Announcements and Clarification

October 27: The submission date for Assignment 2 has been revised to F November 04, 11:59PM.

Alphabetized Duplicate Word Counter

Create an dupes program capable of determining of efficiently determining which words within an input file appear more than once, outputting an alphabetized list of words within the file that appear more than once with the count of how many times the duplicate words appears. The program should also output statistics of the binary search tree utilized within the program.

Commandline Arguments

Your program must be capable of utilizing a commandline argument to specify the input file.

dupes inputFile outputFile


Your program must ensure the user has correctly provided the required commandline argument and display a usage statement if the provided arguments are incorrect.

Input Text File

For this assignment, the input text file will only consist of the uppercase and lowercase characters ('a' to 'z', 'A' to 'Z'), commas(','), and periods('.'). Each word within the text file will be separated by at least one whitespace character (' ', '\t', '\n'). One comma or period may appear at the end of each word, but is not considered part of the word.

Note: Text files on Windows based computers use a carriage return ('\r') and newline ('\n') at the end of each line. On Unix machines (such as the ece3 server), only the newline is used. For testing your program, you should utilize Unix formatted text files without the carriage return. If you edit your files using a Windows based program (such as Notepad), you may want to familiarize yourself with the dos2unix command available on the ece3 server.

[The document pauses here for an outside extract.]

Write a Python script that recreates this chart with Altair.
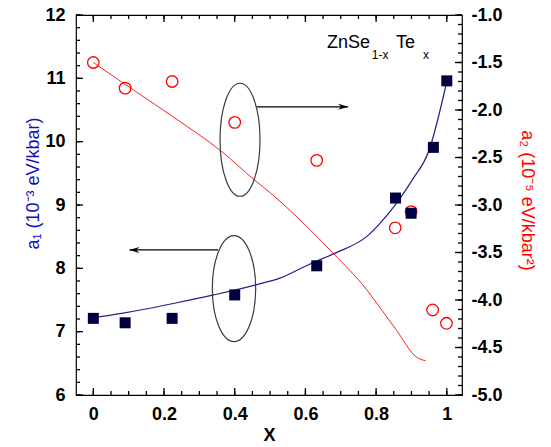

Binary Search Tree Data Structure

For keeping track of the individual words and how many times they are used within the input textile, you must implement a binary search tree. An template for the struct and typedef definitions for a minimally binary search tree are defined below. Note that you may need to modify these data strcutures for the assignment.

typedef struct BiTreeNode_ {
    char *word;
    int word_count;
    struct BiTreeNode_ *right;
    struct BiTreeNode_ *left;
} BiTreeNode;

typedef struct BisTree_ {
    BiTreeNode *head;
} BisTree;

The functionality specific to each of these structures should be implemented within their own set of C source and header files.

Note 1: If your program does not use a Binary Search Tree as indicated in the program assignment, you will receive 0 points for the assignment.

Note 2: A small portion of your grade will be based on your ability to keep your binary tree balanced, such as implementing your tree as an AVL tree.

Word Counting

As each word is read from the input text file, your program (specifically your binary search tree) should keep track of the number of times each word is utilized. While the input file may contain both uppercase and lowercase characters, the identification of unique words is case insensitive. For example, "Party", "party", and "PARty" are all considered the same word.

Alphabetized Duplicate Word Reporting

Once, the input file has been completely read, your program should output a alphabetized list of all words that appeared more than once within the specified output file. The output should include one word per line. Each line should include the word followed by a space, followed by the number of times the word appeared in the input file in parentheses. The following provides a sample of the output file format that should be generated:

believe (2)
choose (3)
i (2)
programmed (5)
to (2)
was (2)
what (2)

Binary Search Tree Statistics

Finally, your program should output the following statistics for your binary search tree structure.

Number of Words within Tree: 10054
Minimum Depth of Tree: 30
Maximum Depth of Tree: 35
Average Depth of Tree: 32

Extra Credit Challenge File (2%)

An Extra Credit Input File, Compressed Extra Credit Input File will be used within the grading of your assignment. The five correctly functioning submission with the fastest execution time for the file will receive 2% extra credit. Execution time will be measured using the user time on the ece3 server reported using the following command:

time ./src/dupes remembrance_of_things_past.txt ec_output.txt

The top five assignments will be posted to this webpage after grading is complete. If you would not to be recognized publicly, please indicate so in your README file.

And, The Top Five Fast Submission Are:
Travis D - 3.4s
Marcos Z - 5.6s
Christopher S - 5.9s
David S - 6.1s
Casey M - 6.1s